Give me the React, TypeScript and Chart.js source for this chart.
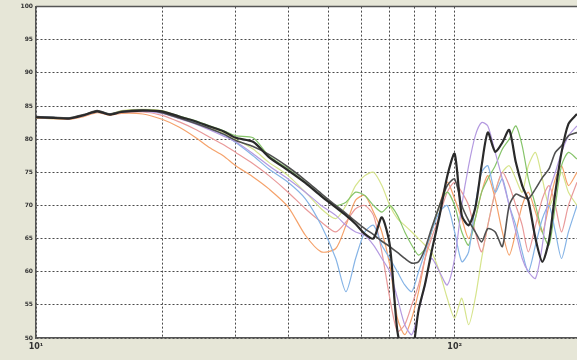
import React, { useEffect, useRef } from 'react';
import { Chart, registerables } from 'chart.js';

Chart.register(...registerables);

const freqs = [10, 11, 12, 13, 14, 15, 16, 18, 20, 22, 24, 26, 28, 30, 33, 36, 40, 44, 48, 52, 55, 58, 61, 64, 67, 70, 73, 76, 79, 82, 85, 88, 92, 96, 100, 104, 108, 112, 116, 120, 125, 130, 135, 140, 145, 150, 156, 162, 168, 174, 180, 187, 196];

const gridFreqs = [10, 20, 30, 40, 50, 60, 70, 80, 90, 100];
const xTickLabels: Record<number, string> = { 10: '10\u00b9', 100: '10\u00b2' };

const seriesBlack = [83.3, 83.2, 83.1, 83.6, 84.2, 83.7, 84.1, 84.3, 84.2, 83.4, 82.7, 81.9, 81.2, 80.2, 79.6, 77.3, 75.3, 73.4, 71.4, 69.7, 68.5, 67.2, 65.7, 65.0, 68.2, 64.0, 51.0, 47.0, 47.5, 54.2, 58.2, 62.9, 68.4, 74.4, 77.8, 68.5, 67.0, 69.6, 76.0, 81.0, 78.1, 79.5, 81.4, 76.5, 73.0, 70.7, 65.0, 61.5, 64.7, 72.0, 78.0, 82.3, 83.8];
const seriesGray = [83.4, 83.3, 83.2, 83.7, 84.3, 83.8, 84.2, 84.4, 84.0, 83.2, 82.4, 81.6, 80.8, 79.8, 78.9, 77.7, 75.8, 73.8, 71.8, 70.0, 68.8, 67.6, 66.5, 65.6, 64.6, 63.8, 62.9, 62.0, 61.3, 61.5, 63.5, 66.5, 70.0, 73.0, 74.0, 70.0, 67.7, 66.0, 64.5, 66.5, 66.0, 63.8, 70.0, 71.7, 71.3, 71.0, 72.5, 74.2, 75.5, 78.0, 79.0, 80.5, 81.0];
const seriesOrange = [83.2, 83.1, 83.0, 83.4, 84.0, 83.6, 83.9, 83.8, 83.0, 81.8, 80.3, 78.7, 77.5, 76.0, 74.3, 72.5, 69.8, 65.5, 63.0, 63.5, 67.0, 70.8, 71.5, 69.0, 66.0, 61.0, 53.0, 50.5, 53.0, 57.0, 62.0, 66.0, 70.0, 73.5, 71.0, 68.0, 65.0, 68.0, 72.0, 74.5, 71.0, 66.0, 62.5, 66.0, 70.0, 72.0, 69.0, 66.0, 70.0, 74.0, 76.0, 73.0, 75.0];
const seriesSalmon = [83.3, 83.2, 83.1, 83.5, 84.1, 83.7, 84.0, 84.1, 83.6, 82.6, 81.5, 80.3, 79.2, 78.0, 76.3, 74.5, 72.0, 69.5, 67.5, 66.0, 67.5, 69.5, 70.0, 68.5, 63.0, 56.0, 51.0, 52.0, 55.0, 58.0, 62.0, 65.0, 68.5, 72.0, 73.5, 72.0, 70.0, 66.0, 63.0, 67.0, 72.0, 75.0, 73.0, 70.0, 67.0, 63.0, 67.0, 71.0, 73.0, 70.0, 66.0, 70.0, 73.5];
const seriesBlue = [83.4, 83.3, 83.2, 83.6, 84.2, 83.8, 84.1, 84.3, 84.0, 83.2, 82.5, 81.6, 80.7, 79.5, 77.5, 75.5, 73.5, 71.0, 67.0, 62.0, 57.0, 62.0, 66.0, 67.0, 64.0, 62.0, 60.0, 58.0, 57.0, 60.0, 63.0, 66.0, 69.0, 70.0, 66.0, 61.5, 63.0, 70.0, 75.0, 76.0, 72.0, 74.0, 70.0, 67.0, 63.0, 60.0, 64.0, 68.0, 70.0, 66.0, 62.0, 66.0, 70.0];
const seriesPurple = [83.3, 83.2, 83.1, 83.6, 84.2, 83.7, 84.1, 84.2, 83.9, 83.1, 82.3, 81.4, 80.5, 79.6, 77.8, 76.0, 74.0, 72.0, 70.0, 68.5, 67.0, 66.0, 65.5, 64.0, 62.0, 60.0, 56.0, 52.0, 50.5, 54.0, 58.0, 62.0, 60.0, 58.0, 62.0, 70.0, 76.0, 80.5, 82.5, 82.0, 78.0, 74.0, 70.0, 66.0, 62.0, 60.0, 59.0, 64.0, 72.0, 75.0, 78.0, 80.5, 82.0];
const seriesGreen = [83.3, 83.2, 83.2, 83.6, 84.2, 83.8, 84.2, 84.4, 84.2, 83.5, 82.8, 82.0, 81.3, 80.5, 80.2, 77.5, 75.5, 73.5, 71.5, 70.0, 70.5, 72.0, 71.5, 70.0, 69.0, 70.0, 68.5, 66.0, 64.0, 62.5, 63.5, 66.0, 70.0, 72.0, 70.0, 66.0, 64.0, 68.0, 72.0, 74.0, 76.0, 78.5, 80.0, 82.0, 79.0, 74.0, 70.0, 66.0, 64.0, 70.0, 76.0, 78.0, 77.0];
const seriesYellow = [83.2, 83.1, 83.1, 83.5, 84.1, 83.8, 84.3, 84.5, 84.3, 83.4, 82.6, 81.8, 81.0, 80.0, 78.5, 76.5, 74.5, 72.0, 69.5, 68.0, 70.0, 73.0, 74.5, 75.0, 73.0, 70.0, 68.0, 67.0, 66.0, 65.0, 64.0, 63.0, 60.0, 56.0, 53.0, 56.0, 52.0, 56.0, 62.0, 67.0, 72.0, 75.0, 76.0, 74.0, 72.0, 76.0, 78.0, 74.0, 70.0, 72.0, 75.0, 72.0, 70.0];

const seriesList = [
  { name: 'black', values: seriesBlack, color: '#2a2a2a', width: 2.2 },
  { name: 'gray', values: seriesGray, color: '#505050', width: 1.6 },
  { name: 'purple', values: seriesPurple, color: '#b49ae0', width: 1.2 },
  { name: 'blue', values: seriesBlue, color: '#86b4e6', width: 1.2 },
  { name: 'green', values: seriesGreen, color: '#86c46a', width: 1.2 },
  { name: 'salmon', values: seriesSalmon, color: '#e99a9a', width: 1.2 },
  { name: 'orange', values: seriesOrange, color: '#f5a26b', width: 1.2 },
  { name: 'yellow', values: seriesYellow, color: '#d6e48c', width: 1.2 },
];

const framePlugin = {
  id: 'frame',
  beforeDraw(chart: any) {
    const { ctx, chartArea: a, width, height } = chart;
    ctx.save();
    ctx.fillStyle = '#e6e6d7';
    ctx.fillRect(0, 0, width, height);
    ctx.fillStyle = '#ffffff';
    ctx.fillRect(a.left, a.top, a.right - a.left, a.bottom - a.top);
    ctx.restore();
  },
  afterDraw(chart: any) {
    const { ctx, chartArea: a } = chart;
    ctx.save();
    ctx.strokeStyle = '#555555';
    ctx.lineWidth = 1.5;
    ctx.beginPath();
    ctx.moveTo(a.left, a.top);
    ctx.lineTo(a.right, a.top);
    ctx.stroke();
    ctx.restore();
  },
};

export default function App() {
  const ref = useRef<HTMLCanvasElement | null>(null);
  useEffect(() => {
    if (!ref.current) return;
    const chart = new Chart(ref.current, {
      type: 'line',
      data: {
        datasets: seriesList.map((s) => ({
          label: s.name,
          data: freqs.map((f, i) => ({ x: f, y: s.values[i] })),
          borderColor: s.color,
          borderWidth: s.width,
          pointRadius: 0,
          tension: 0.25,
          fill: false,
        })),
      },
      options: {
        animation: false,
        responsive: false,
        devicePixelRatio: 1,
        layout: { padding: { top: 4, left: 0, right: 0, bottom: 0 } },
        plugins: { legend: { display: false }, tooltip: { enabled: false } },
        scales: {
          x: {
            type: 'logarithmic',
            min: 10,
            max: 196,
            afterBuildTicks: (s: any) => {
              s.ticks = gridFreqs.map((v) => ({ value: v }));
            },
            afterFit: (s: any) => {
              s.height = 22;
            },
            ticks: {
              autoSkip: false,
              maxRotation: 0,
              padding: 4,
              color: '#333333',
              font: { size: 8, family: 'DejaVu Sans', weight: 'bold' },
              callback: (v: any) => xTickLabels[Number(v)] ?? '',
            },
            grid: { color: '#4a4a4a', lineWidth: 1, drawTicks: false },
            border: { color: '#555555', width: 1.5, dash: [2, 2] },
          },
          y: {
            min: 50,
            max: 100,
            afterFit: (s: any) => {
              s.width = 36;
            },
            ticks: {
              stepSize: 5,
              padding: 3,
              color: '#333333',
              font: { size: 6, family: 'DejaVu Sans', weight: 'bold' },
            },
            grid: { color: '#4a4a4a', lineWidth: 1, drawTicks: false },
            border: { color: '#555555', width: 1.5, dash: [2, 2] },
          },
        },
      },
      plugins: [framePlugin],
    });
    return () => chart.destroy();
  }, []);
  return (
    <div style={{ position: 'absolute', left: 0, top: 0, width: 577, height: 360 }}>
      <canvas ref={ref} width={577} height={360} />
    </div>
  );
}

============================================================

• WHAT YOU NEED TO DO
Report how many lines of the listing hold the word "React", with nothing but the number.

• THE RESULT
2